# START OF Data for processing
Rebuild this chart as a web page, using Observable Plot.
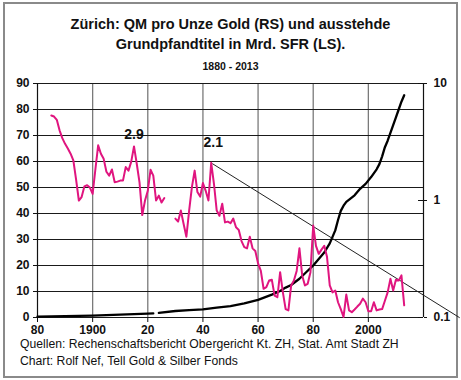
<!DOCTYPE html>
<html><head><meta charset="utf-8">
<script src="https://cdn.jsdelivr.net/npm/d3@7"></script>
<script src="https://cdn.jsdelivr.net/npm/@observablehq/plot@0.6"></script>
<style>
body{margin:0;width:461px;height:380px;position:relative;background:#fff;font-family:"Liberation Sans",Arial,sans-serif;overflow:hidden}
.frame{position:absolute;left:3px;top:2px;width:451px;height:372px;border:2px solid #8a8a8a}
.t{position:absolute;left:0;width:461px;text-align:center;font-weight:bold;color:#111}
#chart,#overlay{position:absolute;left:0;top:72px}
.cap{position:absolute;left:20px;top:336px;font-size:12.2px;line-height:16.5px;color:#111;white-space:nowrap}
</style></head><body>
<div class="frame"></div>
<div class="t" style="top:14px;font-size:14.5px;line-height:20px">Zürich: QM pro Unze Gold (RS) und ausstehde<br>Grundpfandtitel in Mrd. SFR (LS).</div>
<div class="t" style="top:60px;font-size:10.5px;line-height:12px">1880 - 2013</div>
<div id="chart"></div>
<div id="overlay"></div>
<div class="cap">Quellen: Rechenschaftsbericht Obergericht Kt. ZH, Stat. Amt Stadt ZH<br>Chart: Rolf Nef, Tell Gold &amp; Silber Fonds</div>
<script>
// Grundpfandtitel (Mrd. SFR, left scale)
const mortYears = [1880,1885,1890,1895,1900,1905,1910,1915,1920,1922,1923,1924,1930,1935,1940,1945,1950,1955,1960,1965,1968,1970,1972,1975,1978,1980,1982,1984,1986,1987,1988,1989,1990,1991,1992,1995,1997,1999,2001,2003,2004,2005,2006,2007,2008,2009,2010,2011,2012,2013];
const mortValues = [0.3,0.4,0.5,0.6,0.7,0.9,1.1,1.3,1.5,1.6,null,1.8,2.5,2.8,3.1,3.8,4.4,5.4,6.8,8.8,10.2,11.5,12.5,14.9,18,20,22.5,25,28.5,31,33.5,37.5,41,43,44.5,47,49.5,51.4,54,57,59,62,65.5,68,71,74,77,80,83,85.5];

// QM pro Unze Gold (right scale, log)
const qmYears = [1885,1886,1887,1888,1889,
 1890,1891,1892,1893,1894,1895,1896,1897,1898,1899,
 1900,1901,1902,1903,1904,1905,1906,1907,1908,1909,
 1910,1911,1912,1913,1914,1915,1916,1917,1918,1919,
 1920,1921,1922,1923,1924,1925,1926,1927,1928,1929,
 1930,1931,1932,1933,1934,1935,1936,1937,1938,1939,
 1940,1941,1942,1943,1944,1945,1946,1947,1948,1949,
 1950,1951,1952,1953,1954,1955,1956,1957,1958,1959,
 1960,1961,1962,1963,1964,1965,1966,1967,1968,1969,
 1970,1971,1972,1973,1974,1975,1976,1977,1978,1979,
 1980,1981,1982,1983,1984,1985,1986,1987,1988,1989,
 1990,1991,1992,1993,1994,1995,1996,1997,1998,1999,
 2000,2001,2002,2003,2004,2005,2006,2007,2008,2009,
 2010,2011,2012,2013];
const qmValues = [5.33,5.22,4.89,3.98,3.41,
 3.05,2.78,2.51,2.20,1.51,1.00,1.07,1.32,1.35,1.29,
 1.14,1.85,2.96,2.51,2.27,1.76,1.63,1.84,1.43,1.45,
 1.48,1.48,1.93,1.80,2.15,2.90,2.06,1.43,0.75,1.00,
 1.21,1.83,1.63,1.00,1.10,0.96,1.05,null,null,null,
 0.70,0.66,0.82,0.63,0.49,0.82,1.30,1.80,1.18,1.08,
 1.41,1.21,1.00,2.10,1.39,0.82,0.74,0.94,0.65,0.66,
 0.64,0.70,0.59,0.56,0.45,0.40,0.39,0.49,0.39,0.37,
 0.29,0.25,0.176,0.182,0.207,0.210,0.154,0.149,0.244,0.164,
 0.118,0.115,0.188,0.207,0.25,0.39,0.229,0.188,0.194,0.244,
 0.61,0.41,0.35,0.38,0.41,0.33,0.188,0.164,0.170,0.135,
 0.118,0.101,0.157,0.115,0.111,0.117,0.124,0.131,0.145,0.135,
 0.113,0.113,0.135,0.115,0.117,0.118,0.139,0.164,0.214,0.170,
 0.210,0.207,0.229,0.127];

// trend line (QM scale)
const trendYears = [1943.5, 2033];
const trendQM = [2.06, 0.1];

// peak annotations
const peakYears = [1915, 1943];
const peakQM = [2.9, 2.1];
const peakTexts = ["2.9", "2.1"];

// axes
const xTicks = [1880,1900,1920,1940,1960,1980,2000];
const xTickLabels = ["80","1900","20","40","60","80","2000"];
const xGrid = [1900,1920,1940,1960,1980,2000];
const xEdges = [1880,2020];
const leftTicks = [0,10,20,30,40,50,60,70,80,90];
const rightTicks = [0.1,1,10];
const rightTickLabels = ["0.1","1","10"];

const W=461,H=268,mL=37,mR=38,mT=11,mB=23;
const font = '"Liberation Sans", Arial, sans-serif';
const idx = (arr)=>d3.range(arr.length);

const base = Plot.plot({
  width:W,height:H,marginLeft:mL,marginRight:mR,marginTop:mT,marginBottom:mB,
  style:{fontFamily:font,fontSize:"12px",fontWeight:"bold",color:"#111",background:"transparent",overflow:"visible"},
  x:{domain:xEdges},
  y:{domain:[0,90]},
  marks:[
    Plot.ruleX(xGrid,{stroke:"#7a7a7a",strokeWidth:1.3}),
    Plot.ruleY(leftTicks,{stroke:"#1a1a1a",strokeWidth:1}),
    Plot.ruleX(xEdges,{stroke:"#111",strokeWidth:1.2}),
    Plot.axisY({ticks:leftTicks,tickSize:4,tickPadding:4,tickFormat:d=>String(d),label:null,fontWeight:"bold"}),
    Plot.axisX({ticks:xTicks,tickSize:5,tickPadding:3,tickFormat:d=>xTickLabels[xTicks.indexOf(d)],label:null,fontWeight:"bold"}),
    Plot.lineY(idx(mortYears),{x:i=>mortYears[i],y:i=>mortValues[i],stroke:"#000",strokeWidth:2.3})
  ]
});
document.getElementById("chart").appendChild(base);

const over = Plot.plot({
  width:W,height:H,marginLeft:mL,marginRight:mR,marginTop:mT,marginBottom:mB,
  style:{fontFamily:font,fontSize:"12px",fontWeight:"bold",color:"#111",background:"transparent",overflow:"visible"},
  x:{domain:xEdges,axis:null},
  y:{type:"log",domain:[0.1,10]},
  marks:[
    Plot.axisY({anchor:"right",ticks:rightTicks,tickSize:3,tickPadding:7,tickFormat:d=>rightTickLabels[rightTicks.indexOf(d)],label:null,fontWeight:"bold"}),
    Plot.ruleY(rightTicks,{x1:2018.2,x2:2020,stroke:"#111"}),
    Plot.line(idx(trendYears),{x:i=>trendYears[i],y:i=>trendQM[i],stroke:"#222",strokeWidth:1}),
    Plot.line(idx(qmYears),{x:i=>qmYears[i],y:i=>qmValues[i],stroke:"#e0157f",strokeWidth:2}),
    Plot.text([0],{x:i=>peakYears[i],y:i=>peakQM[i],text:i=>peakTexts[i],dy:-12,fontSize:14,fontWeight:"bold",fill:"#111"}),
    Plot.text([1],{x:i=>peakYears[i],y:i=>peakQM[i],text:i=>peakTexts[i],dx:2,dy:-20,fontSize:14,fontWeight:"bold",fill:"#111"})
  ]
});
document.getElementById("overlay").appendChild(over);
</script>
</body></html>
# END OF Data for processing
# START OF Data for processing
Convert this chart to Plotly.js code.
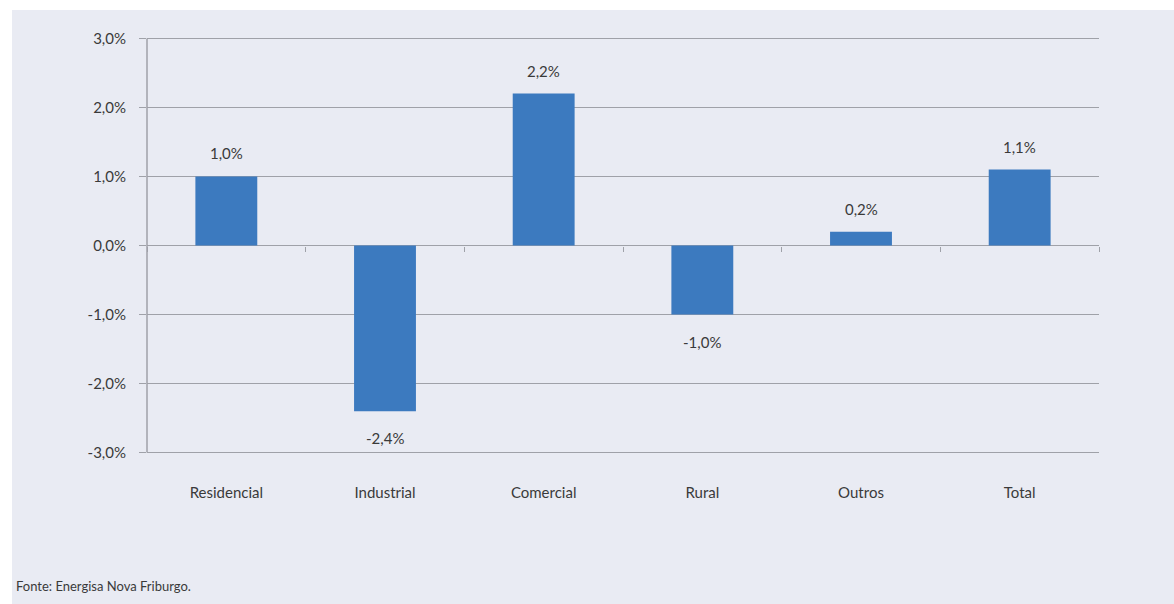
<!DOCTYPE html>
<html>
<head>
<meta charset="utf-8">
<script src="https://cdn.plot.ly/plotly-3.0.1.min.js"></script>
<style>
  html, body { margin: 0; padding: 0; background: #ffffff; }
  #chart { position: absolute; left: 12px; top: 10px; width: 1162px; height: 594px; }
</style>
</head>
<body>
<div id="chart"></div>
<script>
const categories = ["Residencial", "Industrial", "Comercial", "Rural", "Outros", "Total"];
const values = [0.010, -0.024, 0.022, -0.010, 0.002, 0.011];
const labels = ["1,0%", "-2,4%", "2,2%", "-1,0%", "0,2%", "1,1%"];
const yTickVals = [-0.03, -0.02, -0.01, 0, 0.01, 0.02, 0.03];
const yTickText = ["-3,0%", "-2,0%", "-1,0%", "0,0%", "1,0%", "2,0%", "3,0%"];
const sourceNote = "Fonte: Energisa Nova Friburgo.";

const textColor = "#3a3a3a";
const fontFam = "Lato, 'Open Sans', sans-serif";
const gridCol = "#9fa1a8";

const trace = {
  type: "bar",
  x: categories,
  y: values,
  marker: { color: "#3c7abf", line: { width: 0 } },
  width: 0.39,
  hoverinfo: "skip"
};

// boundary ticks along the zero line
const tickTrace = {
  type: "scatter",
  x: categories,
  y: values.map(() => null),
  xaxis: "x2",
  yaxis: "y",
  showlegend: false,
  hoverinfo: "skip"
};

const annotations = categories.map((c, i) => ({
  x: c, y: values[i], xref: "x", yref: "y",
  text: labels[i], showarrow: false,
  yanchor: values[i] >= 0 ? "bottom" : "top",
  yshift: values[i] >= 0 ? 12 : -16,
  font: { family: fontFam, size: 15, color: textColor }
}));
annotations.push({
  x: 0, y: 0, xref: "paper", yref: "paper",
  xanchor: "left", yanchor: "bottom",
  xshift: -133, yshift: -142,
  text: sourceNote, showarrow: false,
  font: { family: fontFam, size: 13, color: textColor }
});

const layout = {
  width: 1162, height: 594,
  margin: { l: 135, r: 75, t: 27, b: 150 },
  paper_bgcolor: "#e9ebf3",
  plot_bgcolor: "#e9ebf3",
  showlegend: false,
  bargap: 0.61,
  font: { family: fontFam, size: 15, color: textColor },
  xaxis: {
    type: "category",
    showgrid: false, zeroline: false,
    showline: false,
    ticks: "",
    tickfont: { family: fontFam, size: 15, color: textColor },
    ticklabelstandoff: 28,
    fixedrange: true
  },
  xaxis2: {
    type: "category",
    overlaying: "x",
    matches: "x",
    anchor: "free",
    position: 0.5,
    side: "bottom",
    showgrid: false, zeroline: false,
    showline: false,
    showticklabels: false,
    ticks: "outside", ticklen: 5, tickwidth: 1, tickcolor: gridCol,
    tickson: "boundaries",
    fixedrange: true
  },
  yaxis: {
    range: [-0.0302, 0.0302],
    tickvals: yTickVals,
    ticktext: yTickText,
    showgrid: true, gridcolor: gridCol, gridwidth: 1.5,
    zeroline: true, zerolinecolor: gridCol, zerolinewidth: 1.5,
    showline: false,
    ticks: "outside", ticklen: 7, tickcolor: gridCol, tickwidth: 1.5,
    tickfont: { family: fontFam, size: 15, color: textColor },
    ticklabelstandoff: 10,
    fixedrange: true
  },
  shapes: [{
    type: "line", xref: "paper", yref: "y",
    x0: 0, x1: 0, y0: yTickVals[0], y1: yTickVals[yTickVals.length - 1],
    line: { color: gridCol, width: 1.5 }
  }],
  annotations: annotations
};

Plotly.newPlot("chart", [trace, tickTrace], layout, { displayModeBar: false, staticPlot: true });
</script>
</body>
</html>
# END OF Data for processing
# START OF Data for processing
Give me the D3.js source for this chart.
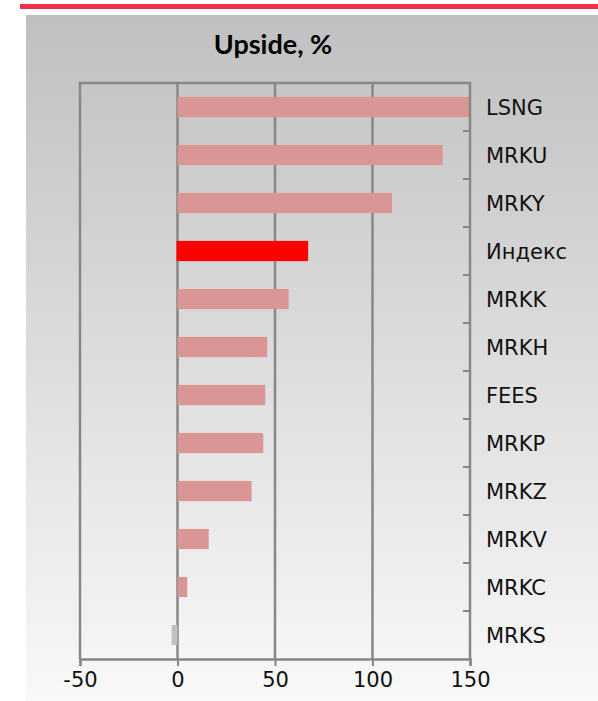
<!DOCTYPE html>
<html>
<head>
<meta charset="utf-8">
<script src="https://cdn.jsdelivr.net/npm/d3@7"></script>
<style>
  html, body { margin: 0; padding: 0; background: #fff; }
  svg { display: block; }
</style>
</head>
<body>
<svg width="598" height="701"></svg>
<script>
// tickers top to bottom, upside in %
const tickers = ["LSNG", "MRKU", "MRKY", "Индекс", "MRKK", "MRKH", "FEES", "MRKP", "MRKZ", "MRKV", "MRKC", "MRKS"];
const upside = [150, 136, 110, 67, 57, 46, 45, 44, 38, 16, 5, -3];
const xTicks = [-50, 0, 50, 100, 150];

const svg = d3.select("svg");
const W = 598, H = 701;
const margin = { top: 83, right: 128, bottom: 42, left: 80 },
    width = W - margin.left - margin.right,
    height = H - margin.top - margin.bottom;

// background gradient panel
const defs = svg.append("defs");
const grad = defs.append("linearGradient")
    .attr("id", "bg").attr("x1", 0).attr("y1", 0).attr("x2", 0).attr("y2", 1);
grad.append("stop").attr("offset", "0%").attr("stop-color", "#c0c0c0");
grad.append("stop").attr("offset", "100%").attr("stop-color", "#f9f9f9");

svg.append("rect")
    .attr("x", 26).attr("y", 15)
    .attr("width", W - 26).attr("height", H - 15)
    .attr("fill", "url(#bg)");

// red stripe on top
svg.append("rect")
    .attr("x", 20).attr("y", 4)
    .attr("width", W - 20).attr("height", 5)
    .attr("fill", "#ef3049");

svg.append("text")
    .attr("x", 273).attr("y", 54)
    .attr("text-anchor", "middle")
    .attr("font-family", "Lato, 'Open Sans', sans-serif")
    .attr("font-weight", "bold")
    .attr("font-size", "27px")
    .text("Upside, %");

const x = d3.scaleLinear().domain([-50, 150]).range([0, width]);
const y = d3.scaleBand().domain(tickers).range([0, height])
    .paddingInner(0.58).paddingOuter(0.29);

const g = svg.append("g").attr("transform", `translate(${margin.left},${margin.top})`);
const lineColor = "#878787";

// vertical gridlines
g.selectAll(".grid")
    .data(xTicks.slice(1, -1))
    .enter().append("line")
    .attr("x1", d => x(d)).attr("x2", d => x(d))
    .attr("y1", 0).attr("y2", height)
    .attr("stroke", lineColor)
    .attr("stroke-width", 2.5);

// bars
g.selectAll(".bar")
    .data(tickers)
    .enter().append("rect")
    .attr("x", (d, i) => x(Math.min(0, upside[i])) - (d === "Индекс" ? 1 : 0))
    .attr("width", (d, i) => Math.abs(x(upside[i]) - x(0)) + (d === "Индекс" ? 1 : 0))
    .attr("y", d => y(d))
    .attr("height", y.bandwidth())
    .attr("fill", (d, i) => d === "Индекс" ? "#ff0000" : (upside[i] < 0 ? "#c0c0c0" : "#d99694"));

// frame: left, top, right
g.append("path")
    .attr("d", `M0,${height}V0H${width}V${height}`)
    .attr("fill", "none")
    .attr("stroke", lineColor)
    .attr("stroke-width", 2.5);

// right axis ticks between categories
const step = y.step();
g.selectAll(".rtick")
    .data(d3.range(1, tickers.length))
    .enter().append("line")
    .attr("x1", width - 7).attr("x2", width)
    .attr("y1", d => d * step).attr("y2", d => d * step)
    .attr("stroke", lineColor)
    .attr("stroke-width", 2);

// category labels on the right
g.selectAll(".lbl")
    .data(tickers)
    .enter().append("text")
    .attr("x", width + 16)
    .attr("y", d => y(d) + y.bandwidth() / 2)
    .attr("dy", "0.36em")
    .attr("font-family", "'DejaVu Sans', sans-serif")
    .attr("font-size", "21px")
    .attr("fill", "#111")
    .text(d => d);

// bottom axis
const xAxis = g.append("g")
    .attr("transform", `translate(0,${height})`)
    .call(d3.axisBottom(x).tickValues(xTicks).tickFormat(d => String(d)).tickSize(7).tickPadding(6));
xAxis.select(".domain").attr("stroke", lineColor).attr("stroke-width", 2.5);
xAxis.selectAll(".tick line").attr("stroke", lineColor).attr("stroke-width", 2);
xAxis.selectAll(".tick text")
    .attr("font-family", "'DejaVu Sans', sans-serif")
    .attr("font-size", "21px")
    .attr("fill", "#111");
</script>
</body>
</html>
# END OF Data for processing
## Set task
Go through the entries above and copy every line containing "this".

## Exercise output
Rebuild this chart as a web page, using Observable Plot.
Convert this chart to Plotly.js code.
Give me the D3.js source for this chart.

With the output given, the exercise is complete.